━━━━━ Material

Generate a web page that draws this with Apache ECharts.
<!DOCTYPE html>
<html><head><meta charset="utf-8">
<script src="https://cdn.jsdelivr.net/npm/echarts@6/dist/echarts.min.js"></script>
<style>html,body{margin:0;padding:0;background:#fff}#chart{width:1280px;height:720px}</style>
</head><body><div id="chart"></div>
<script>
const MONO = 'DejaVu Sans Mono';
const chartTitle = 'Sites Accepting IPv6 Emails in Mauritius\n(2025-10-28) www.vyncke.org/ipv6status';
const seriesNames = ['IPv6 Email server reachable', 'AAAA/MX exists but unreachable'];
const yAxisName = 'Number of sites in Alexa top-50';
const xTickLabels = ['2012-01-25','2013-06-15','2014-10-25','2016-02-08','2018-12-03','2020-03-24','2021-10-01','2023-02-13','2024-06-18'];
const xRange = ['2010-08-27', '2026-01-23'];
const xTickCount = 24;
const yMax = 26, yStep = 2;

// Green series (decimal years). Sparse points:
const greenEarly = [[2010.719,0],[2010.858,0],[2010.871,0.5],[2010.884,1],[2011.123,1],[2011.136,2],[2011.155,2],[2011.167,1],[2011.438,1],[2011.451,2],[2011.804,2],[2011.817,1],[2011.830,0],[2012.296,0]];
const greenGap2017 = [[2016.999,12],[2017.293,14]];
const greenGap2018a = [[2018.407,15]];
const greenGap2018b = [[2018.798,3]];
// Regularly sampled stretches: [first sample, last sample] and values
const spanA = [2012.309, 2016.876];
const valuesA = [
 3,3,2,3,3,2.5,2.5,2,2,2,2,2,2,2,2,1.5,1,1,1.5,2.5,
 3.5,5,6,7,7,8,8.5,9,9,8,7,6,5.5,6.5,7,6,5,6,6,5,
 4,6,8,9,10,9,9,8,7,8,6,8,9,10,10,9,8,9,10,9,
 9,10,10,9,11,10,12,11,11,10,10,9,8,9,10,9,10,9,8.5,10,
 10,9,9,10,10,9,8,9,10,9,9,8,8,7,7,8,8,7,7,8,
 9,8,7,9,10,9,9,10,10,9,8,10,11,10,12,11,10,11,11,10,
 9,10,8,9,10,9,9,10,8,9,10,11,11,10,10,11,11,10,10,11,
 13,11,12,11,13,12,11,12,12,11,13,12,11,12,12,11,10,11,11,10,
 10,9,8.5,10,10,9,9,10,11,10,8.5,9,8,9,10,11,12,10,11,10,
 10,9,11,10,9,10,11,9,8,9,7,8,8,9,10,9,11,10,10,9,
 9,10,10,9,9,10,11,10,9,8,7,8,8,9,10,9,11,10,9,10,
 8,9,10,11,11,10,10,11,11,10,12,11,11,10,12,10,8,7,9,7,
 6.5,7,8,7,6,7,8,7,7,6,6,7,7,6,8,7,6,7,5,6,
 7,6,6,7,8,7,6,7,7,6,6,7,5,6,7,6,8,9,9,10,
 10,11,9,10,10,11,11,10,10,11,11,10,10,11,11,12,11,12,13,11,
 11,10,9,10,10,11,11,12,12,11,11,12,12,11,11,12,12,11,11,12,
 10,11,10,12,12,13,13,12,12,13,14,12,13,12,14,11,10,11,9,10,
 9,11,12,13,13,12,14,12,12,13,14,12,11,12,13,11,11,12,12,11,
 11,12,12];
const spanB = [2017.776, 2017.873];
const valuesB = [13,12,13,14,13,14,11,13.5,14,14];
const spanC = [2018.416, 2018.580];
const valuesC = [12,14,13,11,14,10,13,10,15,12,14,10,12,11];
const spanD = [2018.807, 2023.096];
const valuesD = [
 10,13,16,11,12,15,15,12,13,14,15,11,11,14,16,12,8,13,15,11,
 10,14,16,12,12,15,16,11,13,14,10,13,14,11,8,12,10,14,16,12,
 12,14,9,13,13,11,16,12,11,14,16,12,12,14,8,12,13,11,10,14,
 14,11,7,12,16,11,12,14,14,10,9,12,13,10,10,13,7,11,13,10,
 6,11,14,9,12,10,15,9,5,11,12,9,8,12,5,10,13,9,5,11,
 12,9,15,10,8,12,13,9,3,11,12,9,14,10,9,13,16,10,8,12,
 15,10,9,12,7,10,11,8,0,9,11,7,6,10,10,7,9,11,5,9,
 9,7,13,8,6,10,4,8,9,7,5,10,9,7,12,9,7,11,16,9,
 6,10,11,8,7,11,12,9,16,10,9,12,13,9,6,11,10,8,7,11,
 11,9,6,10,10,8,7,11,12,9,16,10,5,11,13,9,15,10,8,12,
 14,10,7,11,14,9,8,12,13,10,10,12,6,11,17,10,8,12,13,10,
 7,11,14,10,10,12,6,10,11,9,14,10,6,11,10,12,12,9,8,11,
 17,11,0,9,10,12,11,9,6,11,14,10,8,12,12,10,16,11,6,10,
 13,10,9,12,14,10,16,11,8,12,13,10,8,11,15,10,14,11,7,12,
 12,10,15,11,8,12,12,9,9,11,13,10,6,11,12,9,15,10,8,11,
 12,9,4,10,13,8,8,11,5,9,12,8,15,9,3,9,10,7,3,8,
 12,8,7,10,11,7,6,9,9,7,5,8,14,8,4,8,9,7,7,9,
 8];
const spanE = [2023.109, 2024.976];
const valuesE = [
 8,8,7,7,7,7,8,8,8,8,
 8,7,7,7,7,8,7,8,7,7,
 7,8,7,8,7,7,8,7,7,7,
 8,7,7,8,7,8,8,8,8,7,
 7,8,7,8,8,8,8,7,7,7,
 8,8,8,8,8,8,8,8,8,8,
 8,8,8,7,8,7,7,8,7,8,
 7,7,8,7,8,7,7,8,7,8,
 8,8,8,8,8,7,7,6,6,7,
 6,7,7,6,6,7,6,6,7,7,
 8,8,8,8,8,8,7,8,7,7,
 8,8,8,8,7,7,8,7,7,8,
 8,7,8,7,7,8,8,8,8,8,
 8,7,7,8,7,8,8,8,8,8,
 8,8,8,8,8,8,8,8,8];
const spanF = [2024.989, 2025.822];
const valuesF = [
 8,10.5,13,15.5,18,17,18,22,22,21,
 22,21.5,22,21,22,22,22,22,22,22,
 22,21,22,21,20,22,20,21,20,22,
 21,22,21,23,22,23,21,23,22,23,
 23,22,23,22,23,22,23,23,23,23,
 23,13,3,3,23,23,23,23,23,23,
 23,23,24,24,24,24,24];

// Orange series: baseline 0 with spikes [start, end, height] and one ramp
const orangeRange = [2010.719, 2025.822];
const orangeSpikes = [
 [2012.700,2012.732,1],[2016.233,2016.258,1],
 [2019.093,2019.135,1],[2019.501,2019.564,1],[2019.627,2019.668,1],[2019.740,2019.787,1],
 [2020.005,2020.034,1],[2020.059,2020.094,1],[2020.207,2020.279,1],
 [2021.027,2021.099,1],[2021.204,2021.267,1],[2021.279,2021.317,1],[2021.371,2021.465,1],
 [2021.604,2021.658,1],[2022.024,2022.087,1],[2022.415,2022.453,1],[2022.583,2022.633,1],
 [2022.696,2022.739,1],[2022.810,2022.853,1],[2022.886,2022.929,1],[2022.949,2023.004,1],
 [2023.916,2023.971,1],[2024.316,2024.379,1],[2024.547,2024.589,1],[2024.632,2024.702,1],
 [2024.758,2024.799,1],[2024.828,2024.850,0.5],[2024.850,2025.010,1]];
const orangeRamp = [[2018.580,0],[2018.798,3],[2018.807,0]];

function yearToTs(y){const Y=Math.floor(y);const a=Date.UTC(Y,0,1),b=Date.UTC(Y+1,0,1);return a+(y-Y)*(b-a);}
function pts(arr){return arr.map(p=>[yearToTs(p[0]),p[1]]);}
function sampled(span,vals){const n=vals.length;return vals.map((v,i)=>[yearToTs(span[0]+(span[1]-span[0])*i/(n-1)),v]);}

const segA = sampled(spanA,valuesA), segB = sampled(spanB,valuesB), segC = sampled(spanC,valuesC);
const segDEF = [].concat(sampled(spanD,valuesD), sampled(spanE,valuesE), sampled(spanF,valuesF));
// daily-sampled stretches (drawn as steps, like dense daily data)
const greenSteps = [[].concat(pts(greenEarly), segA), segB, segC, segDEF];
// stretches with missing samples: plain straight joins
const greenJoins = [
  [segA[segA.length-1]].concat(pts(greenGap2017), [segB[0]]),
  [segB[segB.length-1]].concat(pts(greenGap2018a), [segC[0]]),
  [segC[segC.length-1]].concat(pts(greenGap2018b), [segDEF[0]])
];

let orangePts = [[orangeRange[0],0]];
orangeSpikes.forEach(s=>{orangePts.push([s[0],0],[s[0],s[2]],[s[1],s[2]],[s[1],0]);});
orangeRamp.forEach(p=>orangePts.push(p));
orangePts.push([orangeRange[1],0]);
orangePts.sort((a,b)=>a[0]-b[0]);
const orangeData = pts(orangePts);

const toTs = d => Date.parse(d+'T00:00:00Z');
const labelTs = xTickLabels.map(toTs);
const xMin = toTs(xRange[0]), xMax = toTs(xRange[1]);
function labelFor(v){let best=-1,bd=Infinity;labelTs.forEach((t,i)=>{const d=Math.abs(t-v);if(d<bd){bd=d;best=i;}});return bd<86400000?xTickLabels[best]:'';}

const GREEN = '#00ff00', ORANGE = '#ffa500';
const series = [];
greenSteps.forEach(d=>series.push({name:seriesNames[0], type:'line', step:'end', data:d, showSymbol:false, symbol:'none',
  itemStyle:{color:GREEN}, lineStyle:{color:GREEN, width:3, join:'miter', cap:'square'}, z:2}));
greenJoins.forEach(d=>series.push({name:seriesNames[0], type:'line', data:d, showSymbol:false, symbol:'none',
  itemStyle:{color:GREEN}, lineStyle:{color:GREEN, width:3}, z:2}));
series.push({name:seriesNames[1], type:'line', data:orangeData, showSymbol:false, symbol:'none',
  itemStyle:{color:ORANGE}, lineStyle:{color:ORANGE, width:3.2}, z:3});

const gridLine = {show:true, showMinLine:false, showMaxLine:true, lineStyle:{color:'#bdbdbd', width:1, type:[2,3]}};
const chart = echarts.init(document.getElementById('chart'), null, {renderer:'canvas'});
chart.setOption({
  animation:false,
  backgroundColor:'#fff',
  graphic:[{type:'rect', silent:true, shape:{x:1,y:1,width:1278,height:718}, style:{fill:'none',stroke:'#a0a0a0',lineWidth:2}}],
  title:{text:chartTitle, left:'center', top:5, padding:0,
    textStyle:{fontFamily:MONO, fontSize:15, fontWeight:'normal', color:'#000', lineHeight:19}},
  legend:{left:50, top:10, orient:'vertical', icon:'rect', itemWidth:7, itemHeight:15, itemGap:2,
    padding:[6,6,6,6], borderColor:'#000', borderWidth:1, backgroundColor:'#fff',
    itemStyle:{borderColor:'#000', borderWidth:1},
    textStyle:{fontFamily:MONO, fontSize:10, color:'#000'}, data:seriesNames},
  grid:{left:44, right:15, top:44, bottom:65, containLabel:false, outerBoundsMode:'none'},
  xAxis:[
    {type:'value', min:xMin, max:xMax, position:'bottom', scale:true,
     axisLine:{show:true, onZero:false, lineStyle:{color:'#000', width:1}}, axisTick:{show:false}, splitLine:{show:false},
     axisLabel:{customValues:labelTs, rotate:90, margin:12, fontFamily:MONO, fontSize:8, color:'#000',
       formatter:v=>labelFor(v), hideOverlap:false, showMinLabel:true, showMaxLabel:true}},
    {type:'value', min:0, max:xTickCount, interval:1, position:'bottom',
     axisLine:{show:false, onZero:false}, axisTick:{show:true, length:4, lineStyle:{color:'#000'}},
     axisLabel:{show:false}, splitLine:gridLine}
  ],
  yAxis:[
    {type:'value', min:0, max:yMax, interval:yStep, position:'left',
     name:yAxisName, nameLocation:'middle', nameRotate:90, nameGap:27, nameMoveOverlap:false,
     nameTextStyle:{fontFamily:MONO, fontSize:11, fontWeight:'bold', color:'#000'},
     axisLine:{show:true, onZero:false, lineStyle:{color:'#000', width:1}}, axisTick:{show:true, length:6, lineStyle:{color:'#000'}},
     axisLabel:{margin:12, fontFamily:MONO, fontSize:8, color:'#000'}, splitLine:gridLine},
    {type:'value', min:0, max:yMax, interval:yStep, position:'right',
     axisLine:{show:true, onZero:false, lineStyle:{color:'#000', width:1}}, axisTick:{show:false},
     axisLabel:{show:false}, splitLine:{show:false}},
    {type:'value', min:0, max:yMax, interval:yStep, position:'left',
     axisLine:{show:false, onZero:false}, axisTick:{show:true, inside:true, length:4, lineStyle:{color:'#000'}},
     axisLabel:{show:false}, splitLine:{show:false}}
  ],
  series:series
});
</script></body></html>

━━━━━━━━━━

The problem
Verbatim output is expected for the lines from the start of the data to the line in which "const yMax = 26, yStep = 2;" appears, both included.

Exercise output
Generate a web page that draws this with Apache ECharts.
<!DOCTYPE html>
<html><head><meta charset="utf-8">
<script src="https://cdn.jsdelivr.net/npm/echarts@6/dist/echarts.min.js"></script>
<style>html,body{margin:0;padding:0;background:#fff}#chart{width:1280px;height:720px}</style>
</head><body><div id="chart"></div>
<script>
const MONO = 'DejaVu Sans Mono';
const chartTitle = 'Sites Accepting IPv6 Emails in Mauritius\n(2025-10-28) www.vyncke.org/ipv6status';
const seriesNames = ['IPv6 Email server reachable', 'AAAA/MX exists but unreachable'];
const yAxisName = 'Number of sites in Alexa top-50';
const xTickLabels = ['2012-01-25','2013-06-15','2014-10-25','2016-02-08','2018-12-03','2020-03-24','2021-10-01','2023-02-13','2024-06-18'];
const xRange = ['2010-08-27', '2026-01-23'];
const xTickCount = 24;
const yMax = 26, yStep = 2;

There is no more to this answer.